Kendall Gretsch is an expert at many things considering she is a four time Paralympic gold medalist in both the summer and winter games, but there is one thing she had never done until Friday, March 25: downhill ski.
On a picturesque, spring day at Breckenridge Ski Resort, Gretsch got her chance to catch some speed as the team at the Breckenridge Outdoor Education Center guided her and a few of her paratriathlon teammates through a fun-filled day of downhill skiing.
Born with spina bifida, the Downers Grove, Illinois native began participating in athletic events from an early age. Gretsch, a 2010 graduate of Downers Grove North High School, began swimming and ended up competing on the Trojans’ swim team throughout high school.
It was during Gretsch’s sophomore year of college at Washington University in St. Louis, Missouri when she started training for triathlons. Since then, Gretsch has become one of the most well-known para athletes on the competitive circuit, making a name for herself in three separate disciplines – paratriathlon, biathlon and cross-country skiing.
Over the last four years, Gretsch has won four gold medals, a silver and a bronze on the Paralympic stage.
The past year has been especially busy for Gretsch. She competed in Tokyo at the Summer Paralympic Games, taking home a gold in the women’s wheelchair classification of the paratriathlon event before she began training for and competed in the Winter Paralympic Games in Beijing months later.
In Beijing, Gretsch was unstoppable, winning a gold, silver and a bronze in the women’s para biathlon.
Gretsch now lives in Colorado Springs and trains daily at the Olympic Training Center. Despite Gretsch’s cross-country skiing skills and proximity to the mountains of Colorado, she had never tried downhill, until Friday.
The first order of business upon arriving at Peak 9 was getting Gretsch fitted on her mono ski. Breckenridge Outdoor Education Center ski program director Jeff Inouye helped with the process to ensure Gretsch was prepared to shred down the mountain.

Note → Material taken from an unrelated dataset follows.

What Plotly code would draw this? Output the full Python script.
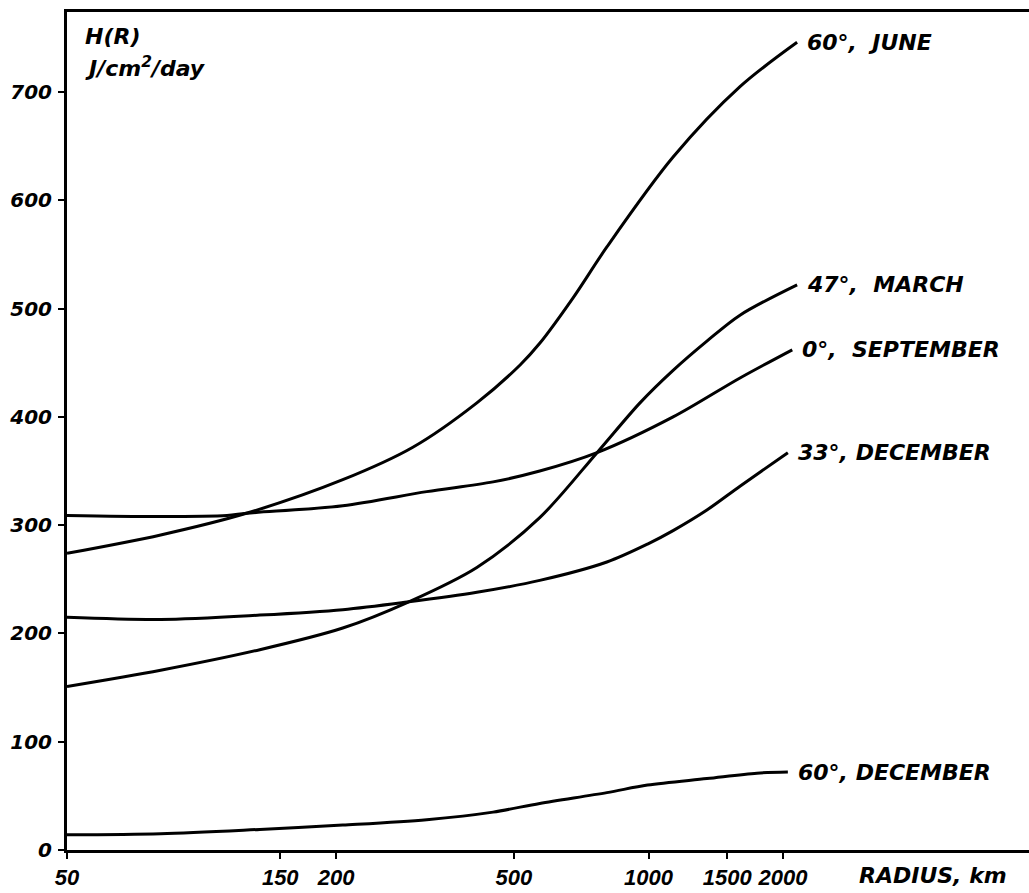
import math
import plotly.graph_objects as go

# Daily irradiation H(R) versus radius for several latitude / month cases
radius_60_june = [50, 81, 126, 207, 297, 413, 516, 571, 678, 807, 1135, 1602, 2150]
h_60_june = [274, 291, 311, 342, 372, 413, 448, 468, 510, 557, 640, 705, 746]

radius_47_march = [50, 81, 135, 207, 290, 413, 571, 767, 957, 1135, 1351, 1602, 2150]
h_47_march = [151, 166, 185, 205, 229, 261, 307, 367, 413, 443, 470, 494, 522]

radius_0_september = [50, 81, 114, 126, 207, 319, 449, 571, 767, 1135, 1602, 2097]
h_0_september = [309, 308, 309, 311, 318, 331, 340, 350, 367, 400, 436, 462]

radius_33_december = [50, 81, 135, 207, 288, 413, 571, 807, 1000, 1135, 1351, 1602, 2050]
h_33_december = [215, 213, 217, 222, 229, 238, 249, 266, 283, 295, 314, 336, 367]

radius_60_december = [50, 81, 135, 207, 319, 449, 571, 807, 995, 1351, 1748, 2050]
h_60_december = [14, 15, 19, 23, 28, 35, 43, 53, 60, 66, 71, 72]

series_labels = ["60°,  JUNE", "47°,  MARCH", "0°,  SEPTEMBER", "33°, DECEMBER", "60°, DECEMBER"]

x_tick_values = [50, 150, 200, 500, 1000, 1500, 2000]
x_tick_labels = ["50", "150", "200", "500", "1000", "1500", "2000"]
y_tick_values = [0, 100, 200, 300, 400, 500, 600, 700]
y_tick_labels = ["0", "100", "200", "300", "400", "500", "600", "700"]

series = [
    (radius_60_june, h_60_june),
    (radius_47_march, h_47_march),
    (radius_0_september, h_0_september),
    (radius_33_december, h_33_december),
    (radius_60_december, h_60_december),
]

FONT = "DejaVu Sans"
font_main = dict(family=FONT, size=22, color="black", weight="bold", style="italic")
font_ytick = dict(family=FONT, size=20, color="black", weight="bold", style="italic")
font_xtick = dict(family="Liberation Sans", size=22, color="black", weight="bold", style="italic")

fig = go.Figure()
for (r, h), label in zip(series, series_labels):
    fig.add_trace(go.Scatter(
        x=r, y=h, mode="lines",
        line=dict(color="black", width=3, shape="spline", smoothing=0.9),
        name=label.replace("  ", " "), hoverinfo="x+y+name",
    ))
    # curve label just right of the last point
    fig.add_annotation(
        x=math.log10(r[-1]), y=h[-1], xref="x", yref="y",
        text=label.replace("  ", "\u00a0 "), showarrow=False,
        xanchor="left", yanchor="middle", xshift=8,
        font=font_main,
    )

# axis captions
fig.add_annotation(x=0.0166, y=0.971, xref="paper", yref="paper", text="H(R)",
                   showarrow=False, xanchor="left", yanchor="middle", font=font_main)
fig.add_annotation(x=0.0166, y=0.934, xref="paper", yref="paper",
                   text="J/cm<sup>2</sup>/day",
                   showarrow=False, xanchor="left", yanchor="middle", font=font_main)
fig.add_annotation(x=0.821, y=-0.030, xref="paper", yref="paper", text="RADIUS, km",
                   showarrow=False, xanchor="left", yanchor="middle", font=font_main)

fig.update_layout(
    width=1029, height=893,
    margin=dict(l=67, r=0, t=12, b=43),
    plot_bgcolor="white", paper_bgcolor="white",
    showlegend=False,
)
fig.update_xaxes(
    type="log", range=[math.log10(50), math.log10(7100)],
    tickvals=x_tick_values, ticktext=x_tick_labels, tickangle=0,
    showline=True, linecolor="black", linewidth=3, mirror=True,
    ticks="outside", ticklen=6, tickwidth=2, tickcolor="black",
    showgrid=False, zeroline=False,
    tickfont=font_xtick,
)
fig.update_yaxes(
    range=[0, 774],
    tickvals=y_tick_values, ticktext=y_tick_labels,
    showline=True, linecolor="black", linewidth=3, mirror=False,
    ticks="outside", ticklen=6, tickwidth=2, tickcolor="black",
    showgrid=False, zeroline=False,
    tickfont=font_ytick, ticklabelstandoff=2,
)

fig.write_html("out.html")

The process took a while since Inouye explained that Gretsch needed to fit into the seat of the mono ski like a foot in a boot. If the fit isn’t right, there is a chance that the skier won’t have the necessary control since the skier’s body needs to be lined up perfectly square with the slope.
During the fitting process, Gretsch waited in quiet anticipation.
“I never have been on a mono ski before, so I am pretty stoked to try it out,” Gretsch said. “I feel like I am going to fall a lot, but I am excited.”
Soon enough, Gretsch was waiting in the QuickSilver lift line, not knowing exactly what to expect since cross-country skiers are used to doing the work themselves to get up hills.
Despite being nervous, Gretsch made her first chair lift look easy as she positioned the seat of her mono ski on the moving chair lift with minimal help from Inouye, easily hopping off at the top of the mountain.
“I was so nervous the first time,” Gretsch said. ”I had a death grip on the bar the whole ride up. I just didn’t know if I put my weight forward if the (the mono ski chair) would tip forward.“
Once at the top of the Silverthorne run, Gretsch was ready for her first experience going down a major slope on a single ski.
In no way did it look like it was her first mono-ski experience.
Gretsch didn’t fall on her first run even though skiers and riders took spills all around her as she made her way down the hill. On Gretsch’s second lap, she was already asking if she could get on the lift without assistance and gain some more speed going down the hill.
“I should have told Jeff (Inouye) that it is sometimes hard to slow Kendall (Gretsch) down,” U.S. Paratriathlon team head coach Derick Williamson said. “She doesn’t really have an off button.”
Gretsch, on her second run, was skiing at full speed. Gretsch made headway with using her outriggers to help her turn, and she didn’t encounter any problems until she reached the steeper section of the run for the first time that day.
Inouye told her what she needed to do in order to carve across the mountain and prevent a fall or loss of control.
Gretsch had a few bobbles the first time, but by the second time down the steep section of the run, Gretsch was carving down the slope with ease.
By the tail end of the day, Gretsch was maneuvering herself on the lift without help and going down the ski slope with minimal guidance from Inouye.
“She’s doing awesome job. I would like to think it is the instruction, but I know it is the athlete,” Inouye said with a laugh. “Bottom line is – it is different, but sliding on snow is still sliding on snow and being aware of body position, transitions and where you need to be – it all translates.
Gretsch said the experience was about as hard as she expected it to be. The hardest part, she said, was figuring out how to turn and carve since the process is different in cross-country skiing.
With her newfound skills in tow, Gretsch is hoping to feel confident enough to head to Vail in two weeks to go skiing with a few of her friends while they watch the annual Adaptive Spirit competition from April 7-10.
Gretsch has no plans to compete in the sport, yet. However, at the rate that Gretsch took up downhill skiing, it wouldn’t be a surprise if she started training for the next Paralympic games.